Blurbs for PATRON SAINT

"Lauren T. Davila’s debut unleashes a lyrical, feminist voice marked by intimate authenticity and fearless curiosity. Each woman's uncanny story threads evolution and transformation through a lens of magical realism and the raw beauty of California landscapes—the Pacific salt, tumbled sea glass, and earthy aromas of mole. I left this collection with an appetite for more."

Sadie Hartmann, Bram Stoker Awards® winning author of 101 Horror Books to Read Before You’re Murdered

“Infused with Southern California magic.”

Francesca Lia Block, author of Dangerous Angels and House of Hearts

“These stories read like a dizzying, dazzling tour of Los Angeles—one the average hop-on, hop-off bus won't dare go on. You’ve got to know the right ghostly guide, the right freeway exit, the right all-night diner to gratefully stumble into. You’re in good hands with Lauren T. Davila, whose imaginative tales wind with warmth and hope through sun-bleached deserts and fog-slung forests, onto sunken piers, and into the tricky depths of celebrity, love, longing, inheritance, and ambition. The Patron Saint of White Menageries is a memorable, charming, tightly woven collection about those who see what others can’t, and are themselves not what they seem.” ”

— Kristina Ten, author of Tell Me Yours, I’ll Tell You Mine

"A love letter to LA, The Patron Saint of White Menageries is a versatile collection of stories haunted by dancing ghosts, shiny shark teeth, a deadly flask, and the curious taste of clouds. Lauren T. Davila expertly weaves wonder, yearning, and hope with just a sting of sea salt. Davila is a writer to watch."

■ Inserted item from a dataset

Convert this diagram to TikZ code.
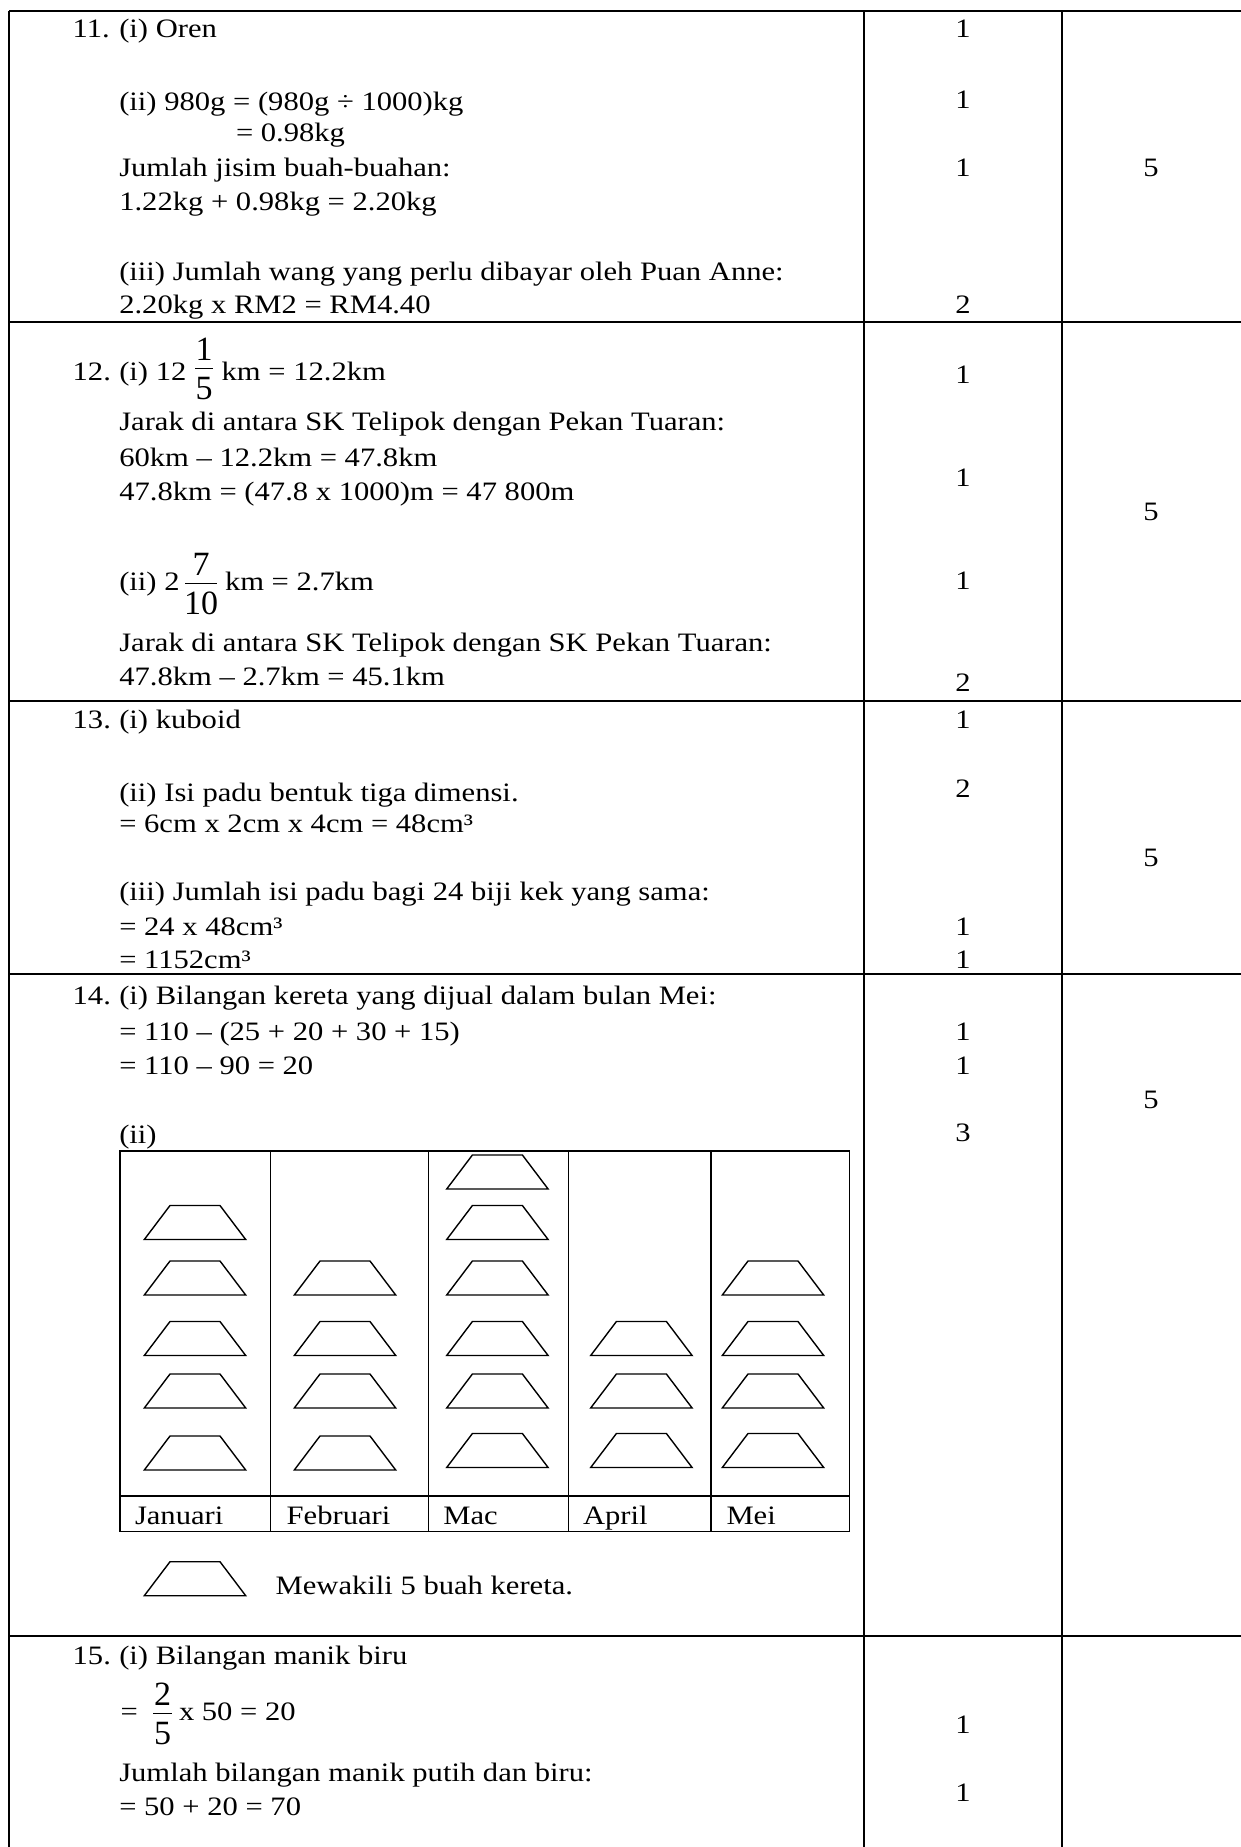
\documentclass[tikz,border=0pt]{standalone}
\usepackage{fontspec}
\setmainfont{Liberation Serif}[FakeStretch=1.15]
\newfontfamily\fracfont{Liberation Serif}
\newcommand\bodyfs{\fontsize{13.3pt}{16pt}\selectfont}
\newcommand\fracfs{\fracfont\fontsize{17pt}{20pt}\selectfont}
\begin{document}
\begin{tikzpicture}[x=0.5pt,y=-0.5pt,
  tx/.style={anchor=base west,inner sep=0pt,outer sep=0pt,font=\bodyfs},
  mk/.style={anchor=base,inner sep=0pt,outer sep=0pt,font=\bodyfs},
  fdig/.style={anchor=base,inner sep=0pt,outer sep=0pt,font=\fracfs},
  tablerule/.style={line width=1pt},
  chartrule/.style={line width=0.75pt},
  fracbar/.style={line width=0.65pt},
  trapline/.style={line width=0.7pt,line join=miter}]
\path[use as bounding box] (0,0) rectangle (1241,1847);
\clip (0,0) rectangle (1241,1847);
% ---------- table frame ----------
\foreach \yy in {10.7,321.7,701,974.3,1636}{
  \draw[tablerule] (9,\yy) -- (1260,\yy);}
\foreach \xx in {9,864,1061.7}{
  \draw[tablerule] (\xx,10.7) -- (\xx,1870);}
% ---------- fraction helper ----------
\newcommand\mkfrac[6]{%
  \node[fdig] (#1n) at (#2,{#3-8}) {#4};
  \node[fdig] (#1d) at (#2,{#3+31}) {#5};
  \draw[fracbar] ({#2-#6},#3) -- ({#2+#6},#3);}
\newcommand\trap[2]{%
  \draw[trapline] (#1,{#2+34}) -- ({#1+101.4},{#2+34}) -- ({#1+75.7},#2) -- ({#1+25.7},#2) -- cycle;}
% ---------- row 11 ----------
\node[tx] (n11) at (72.7,38) {11.};
\node[tx] (l11a) at (119.3,38) {(i) Oren};
\node[tx] (l11b) at (119.3,110) {(ii) 980g = (980g ÷ 1000)kg};
\node[tx] (l11c) at (236,141.7) {= 0.98kg};
\node[tx] (l11d) at (119.3,176) {Jumlah jisim buah-buahan:};
\node[tx] (l11e) at (119.3,210.7) {1.22kg + 0.98kg = 2.20kg};
\node[tx] (l11f) at (119.3,280) {(iii) Jumlah wang yang perlu dibayar oleh Puan Anne:};
\node[tx] (l11g) at (119.3,313) {2.20kg x RM2 = RM4.40};
\node[mk] (m11a) at (963,38) {1};
\node[mk] (m11b) at (963,108) {1};
\node[mk] (m11c) at (963,176) {1};
\node[mk] (m11d) at (963,313) {2};
\node[mk] (s11) at (1151,176) {5};
% ---------- row 12 ----------
\node[tx] (n12) at (72.7,380.7) {12.};
\node[tx] (l12a) at (119.3,380.7) {(i) 12};
\mkfrac{fa}{204}{368.3}{1}{5}{9}
\node[tx] (l12a2) at (221.7,380.7) {km = 12.2km};
\node[tx] (l12b) at (119.3,430) {Jarak di antara SK Telipok dengan Pekan Tuaran:};
\node[tx] (l12c) at (119.3,466) {60km – 12.2km = 47.8km};
\node[tx] (l12d) at (119.3,500) {47.8km = (47.8 x 1000)m = 47 800m};
\node[tx] (l12e) at (119.3,590) {(ii) 2};
\mkfrac{fb}{201}{583.3}{7}{10}{16}
\node[tx] (l12e2) at (225,590) {km = 2.7km};
\node[tx] (l12f) at (119.3,651.7) {Jarak di antara SK Telipok dengan SK Pekan Tuaran:};
\node[tx] (l12g) at (119.3,685) {47.8km – 2.7km = 45.1km};
\node[mk] (m12a) at (963,383) {1};
\node[mk] (m12b) at (963,486) {1};
\node[mk] (m12c) at (963,589) {1};
\node[mk] (m12d) at (963,691.7) {2};
\node[mk] (s12) at (1151,520) {5};
% ---------- row 13 ----------
\node[tx] (n13) at (72.7,728.3) {13.};
\node[tx] (l13a) at (119.3,728.3) {(i) kuboid};
\node[tx] (l13b) at (119.3,801.7) {(ii) Isi padu bentuk tiga dimensi.};
\node[tx] (l13c) at (119.3,832) {= 6cm x 2cm x 4cm = 48cm³};
\node[tx] (l13d) at (119.3,900) {(iii) Jumlah isi padu bagi 24 biji kek yang sama:};
\node[tx] (l13e) at (119.3,935) {= 24 x 48cm³};
\node[tx] (l13f) at (119.3,968) {= 1152cm³};
\node[mk] (m13a) at (963,728) {1};
\node[mk] (m13b) at (963,797) {2};
\node[mk] (m13c) at (963,935) {1};
\node[mk] (m13d) at (963,968) {1};
\node[mk] (s13) at (1151,866.7) {5};
% ---------- row 14 ----------
\node[tx] (n14) at (72.7,1004) {14.};
\node[tx] (l14a) at (119.3,1004) {(i) Bilangan kereta yang dijual dalam bulan Mei:};
\node[tx] (l14b) at (119.3,1040) {= 110 – (25 + 20 + 30 + 15)};
\node[tx] (l14c) at (119.3,1074) {= 110 – 90 = 20};
\node[tx] (l14d) at (119.3,1143) {(ii)};
\node[mk] (m14a) at (963,1040) {1};
\node[mk] (m14b) at (963,1074) {1};
\node[mk] (m14c) at (963,1141.7) {3};
\node[mk] (s14) at (1151,1108) {5};
% pictograph frame
\draw[chartrule] (120,1151) rectangle (849.3,1531.7);
\foreach \xx in {270.7,428.3,568.3,711}{
  \draw[chartrule] (\xx,1151) -- (\xx,1531.7);}
\draw[line width=1pt] (120,1496) -- (849.3,1496);
\node[tx] (cJan) at (135,1524) {Januari};
\node[tx] (cFeb) at (286.7,1524) {Februari};
\node[tx] (cMac) at (443.3,1524) {Mac};
\node[tx] (cApr) at (583,1524) {April};
\node[tx] (cMei) at (726.5,1524) {Mei};
% trapezoids
\foreach \yy in {1205.5,1261,1321.5,1374,1436}{\trap{144.3}{\yy}}
\foreach \yy in {1261,1321.5,1374,1436}{\trap{294.3}{\yy}}
\foreach \yy in {1155,1205.5,1261,1321.5,1374,1433.5}{\trap{446.7}{\yy}}
\foreach \yy in {1321.5,1374,1433.5}{\trap{590.7}{\yy}}
\foreach \yy in {1261,1321.5,1374,1433.5}{\trap{722.3}{\yy}}
% legend
\trap{144.3}{1561.7}
\node[tx] (legend) at (275.7,1594.3) {Mewakili 5 buah kereta.};
% ---------- row 15 ----------
\node[tx] (n15) at (72.7,1664.3) {15.};
\node[tx] (l15a) at (119.3,1664.3) {(i) Bilangan manik biru};
\node[tx] (l15b) at (120.7,1720) {=};
\mkfrac{fc}{162.5}{1713.3}{2}{5}{9.2}
\node[tx] (l15b2) at (179,1720) {x 50 = 20};
\node[tx] (l15c) at (119.3,1781.7) {Jumlah bilangan manik putih dan biru:};
\node[tx] (l15d) at (119.3,1815) {= 50 + 20 = 70};
\node[mk] (m15a) at (963,1733.3) {1};
\node[mk] (m15b) at (963,1801.7) {1};
\end{tikzpicture}
\end{document}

— L.L. Madrid, author of My Lips, Her Voice

“Davila’s debut short story collection, The Patron Saint of White Menageries, glitters with supernatural wonders and ghost-filled landscapes. From gothic dread to themes of heritage and reclamation, each story encompasses endings and beginnings at their highest, irreverent pitch.”

— E. P. Tuazon, author of A Professional Lola

“In The Patron Saint of White Menageries, women and girls choke back hard truths and scrabble at the locked doors of family secrets. Horror waits for them in the California wilderness, from dead mothers emerging from oil-black water to lost friends vanishing into ostentations of peafowl, but freedom waits there too. Davila’s heroines escape the mundane into the uncanny. An unearthly and melancholy book.”